Rare Yup’ik masks (and their Surrealist pedigree) on view (and sale) this week in New York City

[The “Donati Studio Mask,” from CNN online]
Occasionally, certain key objects come to light that encapsulate the imbricated history of Primitivism, Modern art, and museums. In Spring 2010, Sotheby’s in New York auctioned off an important collection of Native American and Eskimo art formerly owned by artist Enrico Donati (1909-2008). Donati was one of the last living Surrealists, a colleague of André Breton, Max Ernst and the other exiled artists who lived in New York during WW II. Like his friends, he was an enthusiastic collector of Native American art. Here is an excerpt from the Sotheby’s press release about that sale:

The sale comprised works from Surrealist painter Enrico Donati’s studio in the landmark Gainsborough Building on Central Park South. In his studio, Donati mixed Eskimo masks and kachina figures with his own work, works of his contemporaries, found objects, stones, fossils, and the mystical mandragora root to create an entirely new world, and a fountain of inspiration. The session’s top price was achieved by An Important and Rare Eskimo Polychrome Wood Mask, Yup’ik or Anvik, which totaled $362,500 (est. $300/500,000). The mask would likely have been used for both festival dancing and shamanistic activities, however its specific meaning remains an enigma, the mystery of which is part of the strong attraction Donati and his Surrealist compatriots had for Eskimo art during the middle of the 20th century.

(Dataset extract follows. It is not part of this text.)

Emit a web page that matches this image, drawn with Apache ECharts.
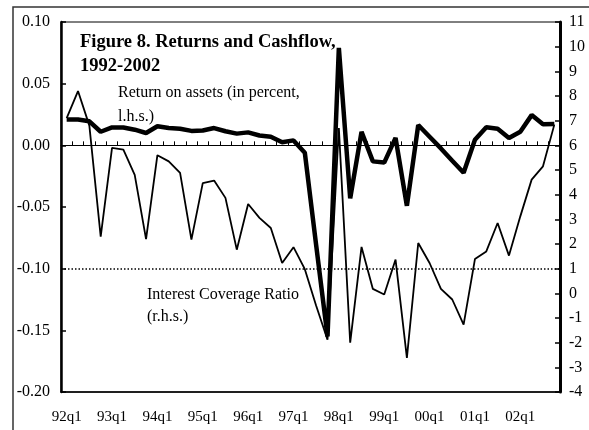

In the mid-1940’s, Donati purchased two remarkable Yup’ik masks from the New York dealer Julius Carlebach, the man who supplied many of the exiled Surrealists residing in the city with the indigenous arts that so ignited their imaginations. He obtained most of his choice specimens from the collection of George Gustav Heye’s private Museum of the American Indian—the progenitor of the Smithsonian’s current National Museum of the American Indian. Like other museum directors at the time, Heye frequently deaccessioned items for financial reasons or exchanged objects deemed to be multiples. While Heye sometimes collected objects from their indigenous owners—he made several trips to Vancouver Island during the twenties and thirties, for instance—more often than not he purchased them from regional dealers or travelers to Indian Country.
A few days ago, with much fanfare because of their potential for record prices, two of Donati’s “Important and Rare” Yup’ik masks were offered up for sale at New York’s Winter Antiques Show. The Donald Ellis Gallery is offering an interesting selection of Alaskan, Inuit and Northwest Coast art as well as the Yup’ik masks from the former Donati collection, with their fascinating provenance prominently displayed. Referred to now as the “Donati Studio Mask,” the one pictured above is a type of mask representing the weather, and is apparently known to the Yup’ik as “The Mask that Brought the South Winds” (the other is known as the “Donati Fifth Avenue Mask”). It was collected in the early 20th century by Alaskan trader Adams Hollis Twitchell, who sold it along with many others to Heye in 1916. Around 1944, Heye sold it to Carlebach, who in turn sold it to Donati in 1945. Surrealist poet André Breton once owned a mask, also purchased from Carlebach and now at the Louvre, which may have been made by the same carver as this one; George Duthuit, the son-in-law of Henri Matisse, owned another. [Info from the Donald Ellis 2011 catalogue]
Two other masks Twitchell collected ended up in landmark exhibitions at the Museum of Modern Art in New York: one in “Indian Art of the United States” (1941), the other in “Primitivism in 20th Century Art” (1984). In 2006, in Paris, Donald Ellis acquired a different set of Yup’ik masks at auction, each of which was purchased from Julius Carlebach by Robert Lebel, an art historian, the first biographer of Marcel Duchamp and a friend of André Breton. For anyone who has read James Clifford’s account of Surrealist interest in Native American art, these few pieces provide an object lesson in the vicissitudes of value surrounding indigenous arts. According to CNN Online, the Donati Studio Mask just sold to a private collector for more than $2.5 million, breaking the record for indigenous art from the United States sold at public auction.
The Winter Antiques Show runs from January 21- 30 at the Park Avenue Armory. See the masks while you can.